# Ideas for hanging a lamb in hot weather?



## JPiantedosi (Apr 23, 2012)

I have a ewe that we are going to put put in the freezer. I have no intentions to take her to a processor, but at the same time I would still like to be able to hang this ewe for several days..... Does anyone have a method that they use to hang sheep in warm weather?

im thinking I might try to find an old freezer that doesnt work, drill a hole in the top to put a rope and rack through and hang her in the freezer and just keep Ice in it to keep the temp around 40*. Of course I will have a drain hole in the bottom..

Any one else have any other tricks?

Jim


----------



## BigHenTinyBrain (Apr 4, 2013)

Im hoping someone has some good ides.... we're about to do the same, and the old freezer is not in our current supply of useful junk.
Of course, ours is going for dog food, so hnging her might not be necessary anyways.


----------



## Handyman (Sep 11, 2009)

You could quarter the animal, so the sections fit inside of coolers with ice. Wrap the coolers with blankets for added r-value.
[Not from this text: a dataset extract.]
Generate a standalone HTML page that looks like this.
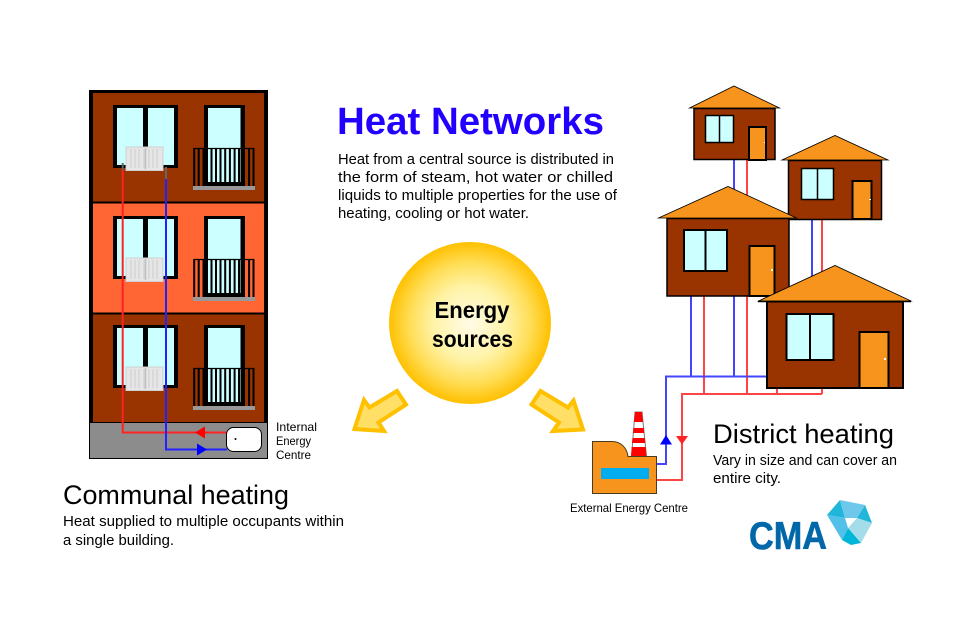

You could find an old, but working refrigerator to use as a cooler. Post a Craigslist ad or contact your local appliance supply company. We have a second frig that we bought for brining meat, but we've found other uses for it too.


----------



## bergere (May 11, 2002)

DH's older brother,, would clean the deer and so on and then let them hang from the kitchen ceiling.
Couldn't believe the video when I saw what they did. 
Granted they live in AK and Bears are a problem.... and have no idea how the house smelled...


----------



## bruce2288 (Jul 10, 2009)

One option See if local processor will slaughter and hang the sheep then go pick her up and process yourself. The last time I did this they only charged the slaughter price, which is minimal. or quarter and put in fridge or just hang over nite and grind it all the next day.


----------



## ozark_jewels (Oct 7, 2005)

My sister and I butcher our own and have no place to hang the lambs away from the critters, even in the cold weather. So we just butcher, skin, gut, cut into the pieces we want, and lay all those cuts in a clean refrigerator. We cover it with a sheet if its unwrapped cuts and let it set in the fridge for 2-5 days. If we have time, we go ahead and wrap the cuts before putting them in the fridge. After the allotted time aging, we simply move the cuts to the freezer. Works great and we don't have to figure out where to hang an entire 100-200 lb carcass.


----------